> _PROBLEM DETAILS_: Quote each line of the material verbatim, without the pictures.

START WORKING DATA

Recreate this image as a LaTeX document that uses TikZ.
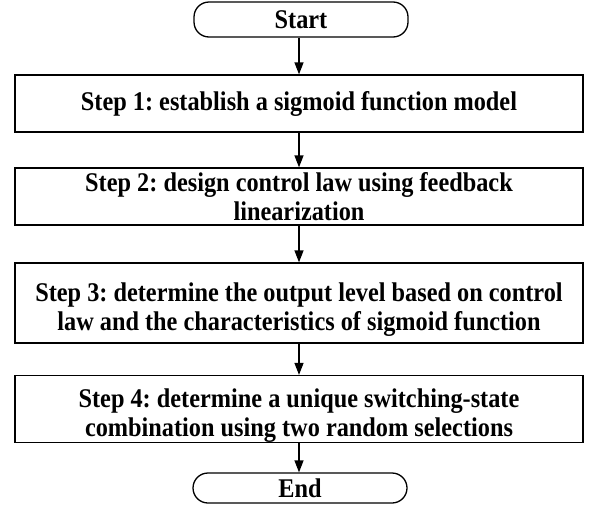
\documentclass[tikz,border=0pt]{standalone}
\usepackage{fontspec}
\setmainfont[FakeStretch=0.9]{Liberation Serif}
\usetikzlibrary{arrows.meta}
\tikzset{
  stepbox/.style={draw, line width=1.3pt, minimum width=568pt, align=center,
    inner sep=0pt, font=\bfseries\fontsize{27}{29}\selectfont},
  term/.style={draw, line width=1.3pt, minimum width=214pt, rounded corners=15pt,
    inner sep=0pt, font=\bfseries\fontsize{27}{29}\selectfont},
  flow/.style={line width=1.3pt, -{Triangle[length=12pt,width=9pt]}}
}
% strut that pushes a two-line label slightly lower in its box
\newcommand{\lowerstrut}{\rule{0pt}{32pt}}
\begin{document}
\frenchspacing
\begin{tikzpicture}[x=1pt,y=-1pt]
\useasboundingbox (0,0) rectangle (591,509);
\node[term, minimum height=35pt] (start) at (301,19.5) {Start};
\node[stepbox, minimum height=57pt] (s1) at (299,103.5) {Step 1: establish a sigmoid function model};
\node[stepbox, minimum height=57pt] (s2) at (299,196.5) {Step 2: design control law using feedback\\linearization};
\node[stepbox, minimum height=80pt] (s3) at (299,303) {\lowerstrut Step 3: determine the output level based on control\\law and the characteristics of sigmoid function};
\node[stepbox, minimum height=56pt] (s4) at (299,409) {\lowerstrut Step 4: determine a unique switching-state\\combination using two random selections};
\node[term, minimum height=30pt] (end) at (300,488) {End};
\draw[flow] (start.south -| s1.north) -- (s1.north);
\draw[flow] (s1) -- (s2);
\draw[flow] (s2) -- (s3);
\draw[flow] (s3) -- (s4);
\draw[flow] (s4.south) -- (s4.south |- end.north);
\end{tikzpicture}
\end{document}
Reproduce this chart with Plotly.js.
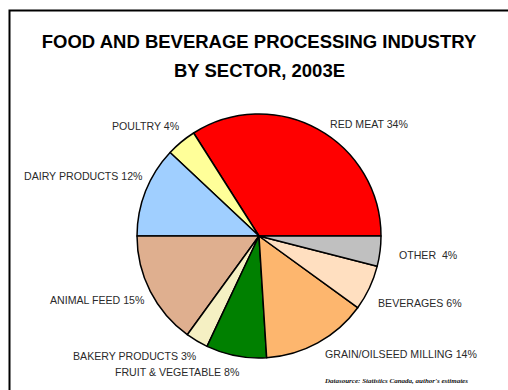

END WORKING DATA

> _FINISHED ANSWER_:
Recreate this image as a LaTeX document that uses TikZ.
\documentclass[tikz,border=0pt]{standalone}
\usepackage{fontspec}
\setmainfont[FakeStretch=0.9]{Liberation Serif}
\usetikzlibrary{arrows.meta}
\tikzset{
  stepbox/.style={draw, line width=1.3pt, minimum width=568pt, align=center,
    inner sep=0pt, font=\bfseries\fontsize{27}{29}\selectfont},
  term/.style={draw, line width=1.3pt, minimum width=214pt, rounded corners=15pt,
    inner sep=0pt, font=\bfseries\fontsize{27}{29}\selectfont},
  flow/.style={line width=1.3pt, -{Triangle[length=12pt,width=9pt]}}
}
% strut that pushes a two-line label slightly lower in its box
\newcommand{\lowerstrut}{\rule{0pt}{32pt}}
\begin{document}
\frenchspacing
\begin{tikzpicture}[x=1pt,y=-1pt]
\useasboundingbox (0,0) rectangle (591,509);
\node[term, minimum height=35pt] (start) at (301,19.5) {Start};
\node[stepbox, minimum height=57pt] (s1) at (299,103.5) {Step 1: establish a sigmoid function model};
\node[stepbox, minimum height=57pt] (s2) at (299,196.5) {Step 2: design control law using feedback\\linearization};
\node[stepbox, minimum height=80pt] (s3) at (299,303) {\lowerstrut Step 3: determine the output level based on control\\law and the characteristics of sigmoid function};
\node[stepbox, minimum height=56pt] (s4) at (299,409) {\lowerstrut Step 4: determine a unique switching-state\\combination using two random selections};
\node[term, minimum height=30pt] (end) at (300,488) {End};
\draw[flow] (start.south -| s1.north) -- (s1.north);
\draw[flow] (s1) -- (s2);
\draw[flow] (s2) -- (s3);
\draw[flow] (s3) -- (s4);
\draw[flow] (s4.south) -- (s4.south |- end.north);
\end{tikzpicture}
\end{document}
Reproduce this chart with Plotly.js.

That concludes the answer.